Aggregators , on the other hand, add an additional layer of usability to RSS feeds. By grouping feeds together and allowing a filtering of headlines, they allow the creation of a kind of meta-feed. For example, O'Reilly's Meerkat service (http://www.oreillynet.com/meerkat) allows an RSS feed of all the stories on a certain subject that have appeared over a set time to be created within any of the other feeds it monitors. Note that some people use the word aggregator to indicate a desktop reader client. This book does not.
Search engines are also starting to realize the usefulness of RSS feeds. Sites such as The Snewp (http://www.snewp.com) limit their indexing efforts solely to RSS feeds. RSS's concentrating nature gives the index a far greater signal-to-noise ratio than if it had to trawl every page in the site.
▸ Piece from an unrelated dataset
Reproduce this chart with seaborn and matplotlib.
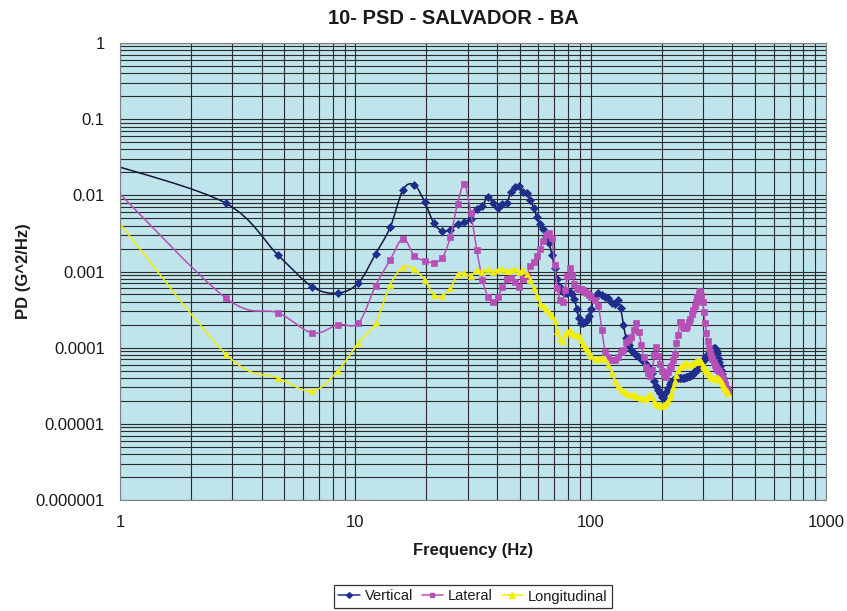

Combined with Publish and Subscribe (see Chapter 12) it promises to allow extremely up-to-date search engine results. These results can, of course, be given in RSS itself.
RSS's major success within the My Netscape Network has been replicated internally in many corporations. Indeed, many companies make their living acting as aggregators solely for the corporate market. By combining search engines and aggregated feeds into intranets, employees are able to track news sites for mentions of their company or related industries. Combined with knowledge management techniques, RSS feeds can be a major part of a corporation's internal information flow.
RSS is not limited to web pages ? far from it: its format is specifically designed to be a halfway house to any other human-readable or machine-processable format. Because of this flexibility, RSS feeds have been popping up on many services. For example, instant messaging services are perfectly suited to delivering headlines to users, as is the Short Message Service (SMS) for GSM-based mobile phones. By acting as the data-carrying glue between the content providers, third-party service providers, and the end user, RSS can provide a very simple way of creating thousands of services extremely rapidly. If it can receive text, you can use RSS somewhere along the line. We'll discuss this in Chapter 9.